All those presents that BBS MIKE LOVE and AL JARDINE bought in Europe are being put to good use now: the first Beach Boys babies have arrived; a boy for Al and Linda, a girl for Mike and Suzanne. It’s been difficult for anyone to get hold of them because they’re always in the middle of feeding or they can’t talk because the baby’s finally asleep, but the new BB album “Smile” is coming along just the same (I can hear Brian roaring, “Baby or no baby, recording must go on!”) with so many weird effects, I don’t know where to start. How ’bout with the one that features singing in Hawaiian?

Peter Tork
Peter Tork

If you are not already a devoted BUFFALO SPRINGFIELD fan (and why aren’t you?) the news that one of them is responsible for PETER TORK being a Monkee should endear them to you forever (you are a Peter Tork fan, aren’t you?). Pete explained, “I knew Stevie (Stills) when I was living in the Village. When he saw the ad for tryouts for the Monkees, he phoned me immediately and said I should go. I thought, ‘I’m sure,’ but he called me again the day of the interviews and said, ‘Go.’ So I did and here I am.” Thanks, Stevie…

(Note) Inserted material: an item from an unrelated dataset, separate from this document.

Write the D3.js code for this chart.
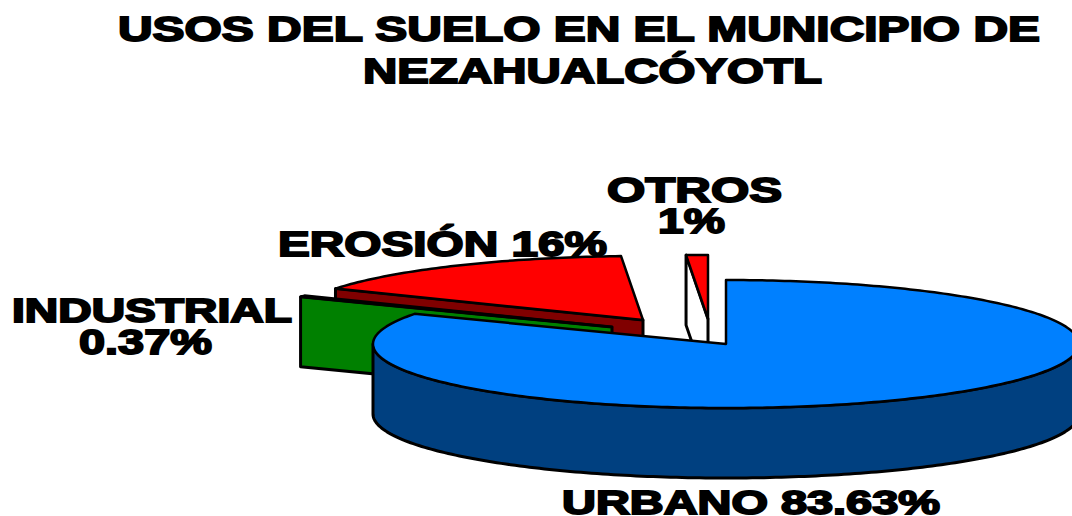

Speaking of the Buff Spri (and you knew I couldn’t go much longer without doing so), their record “For What It’s Worth” was a hit, despite the fact that it was great and so were they, in New York, at Ondine’s. It was quite lonesome and quiet here without them, but our feelings were partially assuaged by the discovery of a new group, THE OMNIPRESENT DAFFODIL, a fabulous fivesome. More about them in the future.

THE STONES were in town over the holidays, but their only public appearance was when Bill Wyman went to Maverick Flats, a new key club in south Los Angeles.

A pleasant diversion was handsome and smoldering NEIL DIAMOND, who played at the Hullabaloo (there’s a club I forgot to mention and now, forget that I mentioned it). I found it difficult to believe that he’s only 22, but he said he’s been writing for five years and that he was a contract composer when he was still in high school, and that checks. “I was thrilled because I had my own little office with a piano and a phone,” he recalled. “Next door there were these two middle aged men who were writing pretty music, but I always wanted to say to them, ‘Wow man, it’s just not commercial.’ Later I learned that they were writing what turned out to be a smash Broadway musical. Oh well…”

We heard that KEITH (of 98.6 fame) has moved into a new apartment in New York. When will he take our hints and get an apt. in H’wood?

Where has New York been hiding the YOUNGBLOODS all this time? They came out to visit and to play a few gigs and to win our hearts. They succeeded. Especially Banana, the piano player, and Jesse, the lead singer, and Jerry, the lead guitarist, and Joe, the drummer. They promised to come back and don’t think we won’t hold them to it!

Baby Byrd Michael spent Christmas with his grandmother in Seattle, while David (Indianapolis 500) Crosby looked morose—he totaled his beloved Porsche.

A car or Car we see a lot of is the burgundy job MICKY MONKEE tears around the hills in. May we see the inside some time?

The LOVIN’ SPOONFUL’S producer Erik Jacobsen (congrats on “Hums”) spent several weeks here recording the SOPWITH CAMEL, who are just as cute and nice and talented as their name implies.